╭─ DATASET CONTENT
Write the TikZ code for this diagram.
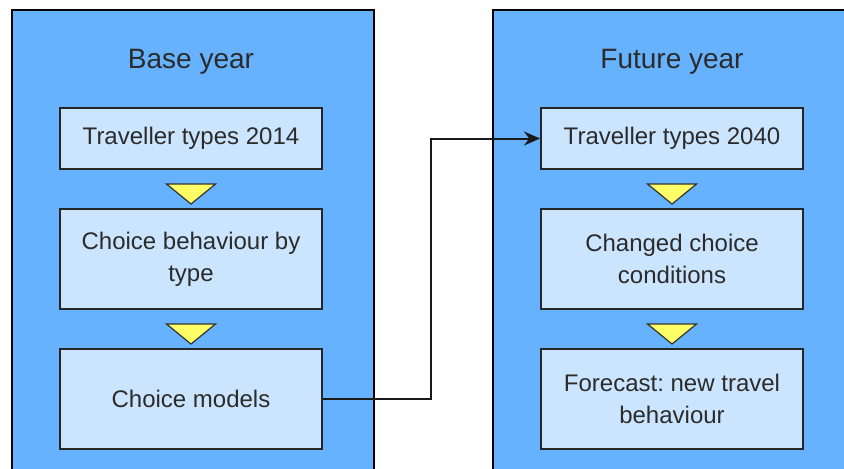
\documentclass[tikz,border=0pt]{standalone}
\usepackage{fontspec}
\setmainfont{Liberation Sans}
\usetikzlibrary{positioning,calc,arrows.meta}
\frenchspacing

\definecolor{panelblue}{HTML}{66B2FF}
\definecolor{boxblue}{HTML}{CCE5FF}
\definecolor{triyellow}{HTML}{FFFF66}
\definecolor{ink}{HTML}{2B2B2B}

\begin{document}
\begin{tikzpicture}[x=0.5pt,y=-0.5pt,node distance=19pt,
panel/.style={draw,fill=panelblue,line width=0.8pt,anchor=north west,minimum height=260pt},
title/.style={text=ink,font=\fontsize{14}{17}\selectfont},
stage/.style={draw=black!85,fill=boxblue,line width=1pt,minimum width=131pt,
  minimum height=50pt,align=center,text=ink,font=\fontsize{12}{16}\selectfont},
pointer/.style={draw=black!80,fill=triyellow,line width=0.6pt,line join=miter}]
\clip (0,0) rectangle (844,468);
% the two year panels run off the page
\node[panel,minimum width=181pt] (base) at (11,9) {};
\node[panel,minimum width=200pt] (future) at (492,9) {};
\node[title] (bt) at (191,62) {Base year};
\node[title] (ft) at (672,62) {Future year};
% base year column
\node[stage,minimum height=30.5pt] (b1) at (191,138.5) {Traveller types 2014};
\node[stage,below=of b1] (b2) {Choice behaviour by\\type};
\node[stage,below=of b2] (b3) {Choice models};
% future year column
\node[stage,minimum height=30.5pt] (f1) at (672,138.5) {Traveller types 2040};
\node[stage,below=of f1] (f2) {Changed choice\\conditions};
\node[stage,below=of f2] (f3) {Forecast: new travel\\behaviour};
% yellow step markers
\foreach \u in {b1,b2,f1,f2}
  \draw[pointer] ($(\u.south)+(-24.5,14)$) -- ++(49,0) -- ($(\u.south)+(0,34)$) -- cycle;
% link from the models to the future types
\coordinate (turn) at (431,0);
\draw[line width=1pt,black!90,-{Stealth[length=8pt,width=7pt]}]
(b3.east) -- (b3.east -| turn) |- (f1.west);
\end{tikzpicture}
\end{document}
╰─
╭─ DATASET CONTENT
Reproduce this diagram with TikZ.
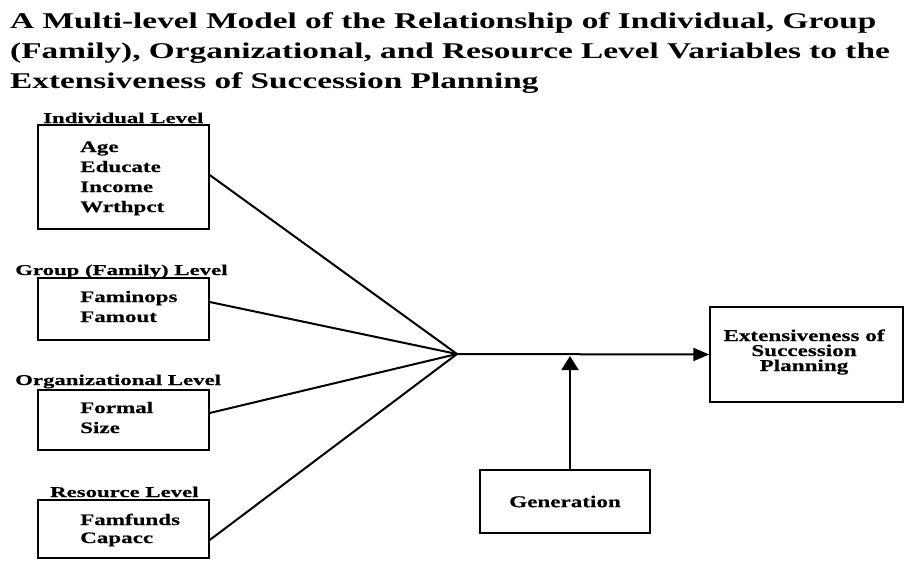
╰─
YOUR GOAL
Copy out every line of the material above that mentions the word "this".

ANSWER
Write the TikZ code for this diagram.
Reproduce this diagram with TikZ.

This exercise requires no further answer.